The Portland Trail Blazers have secured the No. 7 seed in the Western Conference and will officially begin their playoff run this weekend. While Portland is expected to be a fairly significant underdog just to make it out of the first round against the San Antonio Spurs, it’s the playoffs, and nothing is guaranteed.

Have the Spurs been the second-best team in the NBA and, at certain points this season, arguably the best team in the entire league? Absolutely.

But anytime a team’s core pieces are young and relatively inexperienced in the postseason, there’s room for error. That’s not to say the Blazers are loaded with seasoned playoff veterans either, but they do have some experience, and despite being the less talented team that didn’t come close to matching San Antonio’s regular-season success, bigger underdogs than Portland have advanced in the playoffs before.

So naturally, it’s worth taking a look at what the Blazers’ path would be if they were able to get past the Spurs in the first round. Simply put, it wouldn’t get any easier.

If Portland were to pull off the upset, it would then face the winner of the Minnesota Timberwolves-Denver Nuggets series. Both teams would present major problems. Denver won a title just a few years ago and still has Nikola Jokic, who many would argue is the best player in the world. So if the Nuggets were to advance, the Blazers would go from facing Victor Wembanyama in the first round to Jokic in the second in that scenario. 

If Minnesota advances instead, that challenge looks a little different, but not any less daunting. The Timberwolves have reached back-to-back Western Conference Finals and have already proven they’re built for playoff basketball.

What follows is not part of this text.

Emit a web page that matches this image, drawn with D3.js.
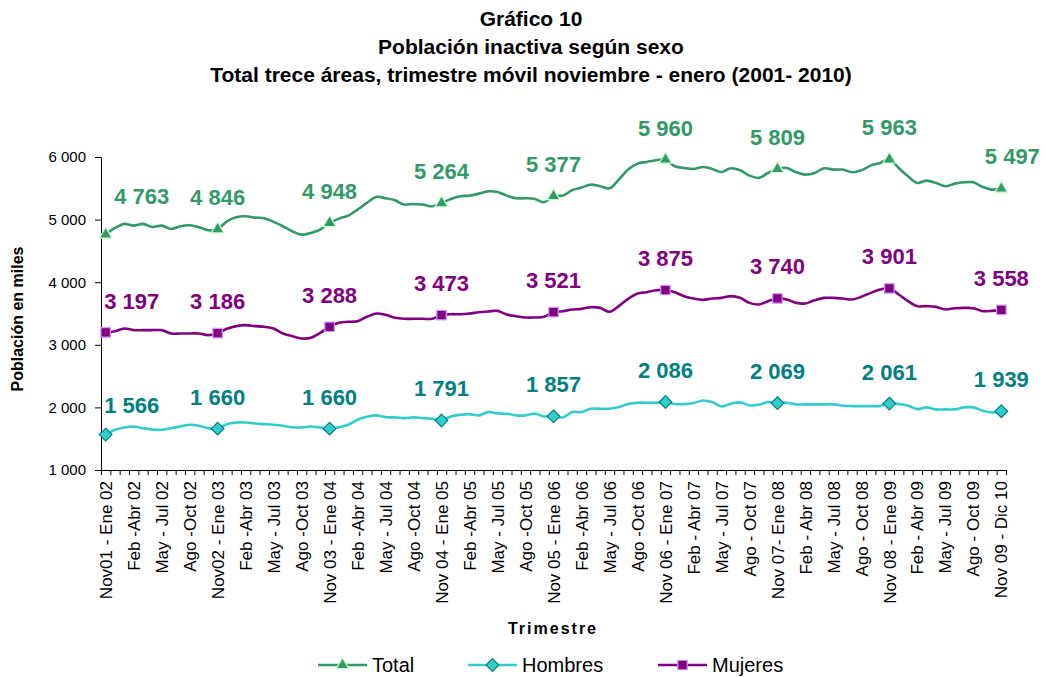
<!DOCTYPE html>
<meta charset="utf-8">
<head>
    <script src="https://d3js.org/d3.v7.min.js"></script>
    <style>
        body { margin: 0; background: #fff; font-family: Arial, "Liberation Sans", sans-serif; }
    </style>
</head>
<body>
<div id="chart"></div>
<script>
    // monthly rolling quarters, Nov01-Ene02 ... Nov09-Dic10 (97 points)
    const total = [
        4763, 4867, 4931, 4904, 4931, 4883, 4904, 4851, 4894, 4910, 4878, 4830,
        4846, 4973, 5037, 5053, 5032, 5021, 4963, 4894, 4814, 4760, 4787, 4840,
        4948, 5016, 5064, 5160, 5266, 5362, 5341, 5309, 5240, 5250, 5240, 5213,
        5264, 5330, 5372, 5383, 5415, 5452, 5442, 5383, 5341, 5341, 5330, 5277,
        5377, 5383, 5469, 5511, 5559, 5532, 5500, 5639, 5799, 5894, 5921, 5948,
        5960, 5852, 5825, 5809, 5841, 5809, 5761, 5820, 5788, 5703, 5666, 5745,
        5809, 5825, 5756, 5719, 5745, 5820, 5799, 5799, 5756, 5788, 5862, 5905,
        5963, 5825, 5692, 5586, 5623, 5586, 5532, 5575, 5596, 5596, 5522, 5479,
        5497
    ]
    const hombres = [
        1566, 1642, 1679, 1695, 1668, 1647, 1642, 1668, 1695, 1722, 1706, 1668,
        1660, 1733, 1759, 1759, 1743, 1733, 1722, 1706, 1684, 1679, 1695, 1679,
        1660, 1684, 1722, 1802, 1850, 1872, 1845, 1840, 1829, 1840, 1829, 1818,
        1791, 1856, 1882, 1893, 1872, 1925, 1904, 1898, 1872, 1872, 1898, 1856,
        1857, 1840, 1925, 1925, 1979, 1979, 1979, 2005, 2053, 2075, 2075, 2075,
        2086, 2053, 2053, 2070, 2110, 2085, 2016, 2059, 2080, 2032, 2043, 2086,
        2069, 2075, 2048, 2048, 2048, 2048, 2048, 2027, 2021, 2021, 2021, 2021,
        2061, 2053, 2027, 1973, 2000, 1968, 1968, 1968, 2000, 2000, 1947, 1920,
        1939
    ]
    const mujeres = [
        3197, 3218, 3260, 3234, 3234, 3234, 3234, 3181, 3181, 3181, 3181, 3154,
        3186, 3255, 3298, 3314, 3298, 3287, 3260, 3181, 3138, 3101, 3112, 3191,
        3288, 3351, 3367, 3378, 3447, 3500, 3479, 3431, 3415, 3415, 3415, 3415,
        3473, 3489, 3489, 3500, 3521, 3532, 3542, 3484, 3457, 3436, 3436, 3447,
        3521, 3537, 3564, 3574, 3601, 3590, 3527, 3617, 3734, 3819, 3840, 3872,
        3875, 3840, 3777, 3739, 3718, 3740, 3750, 3777, 3750, 3670, 3644, 3697,
        3740, 3723, 3670, 3660, 3713, 3750, 3750, 3739, 3723, 3766, 3830, 3883,
        3901, 3803, 3697, 3617, 3617, 3606, 3564, 3585, 3590, 3585, 3537, 3542,
        3558
    ]
    // one label every 3 months
    const tickLabels = [
        "Nov01 - Ene 02", "Feb -Abr 02", "May - Jul 02", "Ago -Oct 02",
        "Nov02 - Ene 03", "Feb -Abr 03", "May - Jul 03", "Ago -Oct 03",
        "Nov 03 - Ene 04", "Feb -Abr 04", "May - Jul 04", "Ago -Oct 04",
        "Nov 04 - Ene 05", "Feb -Abr 05", "May - Jul 05", "Ago -Oct 05",
        "Nov 05 - Ene 06", "Feb -Abr 06", "May - Jul 06", "Ago -Oct 06",
        "Nov 06 - Ene 07", "Feb - Abr 07", "May - Jul 07", "Ago - Oct 07",
        "Nov 07- Ene 08", "Feb - Abr 08", "May - Jul 08", "Ago - Oct 08",
        "Nov 08 - Ene 09", "Feb - Abr 09", "May - Jul 09", "Ago - Oct 09",
        "Nov 09 - Dic 10"
    ]
    const yTicks = [1000, 2000, 3000, 4000, 5000, 6000]

    // diamond = square turned 45 degrees
    const diamond = {
        draw(ctx, size) {
            const r = Math.sqrt(size / 2)
            ctx.moveTo(0, -r); ctx.lineTo(r, 0); ctx.lineTo(0, r); ctx.lineTo(-r, 0); ctx.closePath()
        }
    }

    const series = [
        {name: "Total", values: total, line: "#339966", text: "#339966", fill: "#339966", stroke: "#ccffcc", shape: d3.symbolTriangle, size: 70, firstDx: 36, lastDx: 11, firstDy: -30},
        {name: "Hombres", values: hombres, line: "#33cccc", text: "#008080", fill: "#33cccc", stroke: "#008080", shape: diamond, size: 80, firstDx: 26, lastDx: 0, firstDy: -22},
        {name: "Mujeres", values: mujeres, line: "#800080", text: "#800080", fill: "#800080", stroke: "#cc99ff", shape: d3.symbolSquare, size: 90, firstDx: 26, lastDx: 0, firstDy: -23}
    ]

    const W = 1046, H = 677
    const plotLeft = 101, plotRight = 1006, plotTop = 157, plotBottom = 470
    const n = total.length

    const svg = d3.select("#chart").append("svg")
        .attr("width", W)
        .attr("height", H)
        .style("font-family", "Arial, 'Liberation Sans', sans-serif")

    const x = d3.scaleBand()
        .domain(d3.range(n))
        .range([plotLeft, plotRight])
    const xEdge = d3.scaleLinear().domain([0, n]).range([plotLeft, plotRight])
    const cx = i => x(i) + x.bandwidth() / 2

    const y = d3.scaleLinear()
        .domain([1000, 6000])
        .range([plotBottom, plotTop])

    // title
    const titleLines = ["Gráfico 10", "Población inactiva según sexo", "Total trece áreas, trimestre móvil noviembre - enero (2001- 2010)"]
    svg.append("g").selectAll("text")
        .data(titleLines)
        .enter().append("text")
        .attr("x", 531)
        .attr("y", (d, i) => 26 + i * 28)
        .attr("text-anchor", "middle")
        .attr("font-size", 21)
        .attr("font-weight", "bold")
        .text(d => d)

    // y axis
    const leftAxis = d3.axisLeft(y)
        .tickValues(yTicks)
        .tickFormat(d => d3.format(",")(d).replace(",", " "))
        .tickSize(6)
        .tickPadding(9)
    const gy = svg.append("g")
        .attr("transform", `translate(${plotLeft},0)`)
        .call(leftAxis)
    gy.selectAll("text").attr("font-size", 15).attr("fill", "#000").attr("font-family", null)
    gy.selectAll("line, path").attr("stroke", "#000")

    svg.append("text")
        .attr("transform", "translate(23, 319) rotate(-90)")
        .attr("text-anchor", "middle")
        .attr("font-size", 16)
        .attr("font-weight", "bold")
        .text("Población en miles")

    // x axis: tick marks between categories
    const gx = svg.append("g")
        .attr("transform", `translate(0,${plotBottom})`)
        .call(d3.axisBottom(xEdge).tickValues(d3.range(n + 1)).tickSize(5).tickFormat(""))
    gx.selectAll("line, path").attr("stroke", "#000")

    svg.append("g").selectAll("text")
        .data(tickLabels)
        .enter().append("text")
        .attr("transform", (d, i) => `translate(${cx(i * 3)}, 481) rotate(-90)`)
        .attr("text-anchor", "end")
        .attr("dy", "0.36em")
        .attr("font-size", 17)
        .text(d => d)

    svg.append("text")
        .attr("x", 553)
        .attr("y", 634)
        .attr("text-anchor", "middle")
        .attr("font-size", 16)
        .attr("font-weight", "bold")
        .attr("letter-spacing", 2)
        .text("Trimestre")

    // lines, markers, labels
    const line = d3.line()
        .x((d, i) => cx(i))
        .y(d => y(d))
        .curve(d3.curveCatmullRom.alpha(0.5))

    series.forEach(s => {
        svg.append("path")
            .datum(s.values)
            .attr("fill", "none")
            .attr("stroke", s.line)
            .attr("stroke-width", 2.6)
            .attr("d", line)

        const marked = d3.range(0, n, 12)
        svg.append("g").selectAll("path")
            .data(marked)
            .enter().append("path")
            .attr("transform", i => `translate(${cx(i)},${y(s.values[i])})`)
            .attr("d", d3.symbol().type(s.shape).size(s.size))
            .attr("fill", s.fill)
            .attr("stroke", s.stroke)
            .attr("stroke-width", 1.2)

        svg.append("g").selectAll("text")
            .data(marked)
            .enter().append("text")
            .attr("x", i => cx(i) + (i === 0 ? s.firstDx : (i === n - 1 ? s.lastDx : 0)))
            .attr("y", i => y(s.values[i]) + (i === 0 ? s.firstDy : -24))
            .attr("text-anchor", "middle")
            .attr("font-size", 22)
            .attr("font-weight", "bold")
            .attr("fill", s.text)
            .text(i => d3.format(",")(s.values[i]).replace(",", " "))
    })

    // legend
    const legendX = [318, 468, 658]
    const legend = svg.append("g").selectAll("g")
        .data(series)
        .enter().append("g")
        .attr("transform", (d, i) => `translate(${legendX[i]}, 665)`)
    legend.append("line")
        .attr("x1", 0).attr("x2", 49)
        .attr("stroke", d => d.line)
        .attr("stroke-width", 2.6)
    legend.append("path")
        .attr("transform", "translate(24.5,0)")
        .attr("d", d => d3.symbol().type(d.shape).size(d.size)())
        .attr("fill", d => d.fill)
        .attr("stroke", d => d.stroke)
        .attr("stroke-width", 1.2)
    legend.append("text")
        .attr("x", 54)
        .attr("dy", "0.35em")
        .attr("font-size", 20)
        .text(d => d.name)
</script>
</body>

They’ve been one of the more battle-tested teams in the conference and have consistently shown they can handle the physicality, pressure, and adjustments that come with a postseason series.

Then, if the Blazers were somehow able to get past one of those two teams and reach the Western Conference Finals, the most likely opponent would be the Oklahoma City Thunder. If not Oklahoma City, the other possibilities would be a Houston Rockets team that has caught lightning in a bottle or a Los Angeles Lakers team that, if they had made it that far, would likely have Luka Doncic and Austin Reaves healthy and rolling.

So when it comes to difficult playoff paths in the Western Conference, it’s hard to draw up one tougher than the road Portland would have to take. The focus, of course, should remain on the first-round matchup against San Antonio.

But even if the Blazers were to pull off a massive upset in that series, it wouldn’t mean the road suddenly gets any easier. If anything, it would only reinforce how brutal the path ahead really is.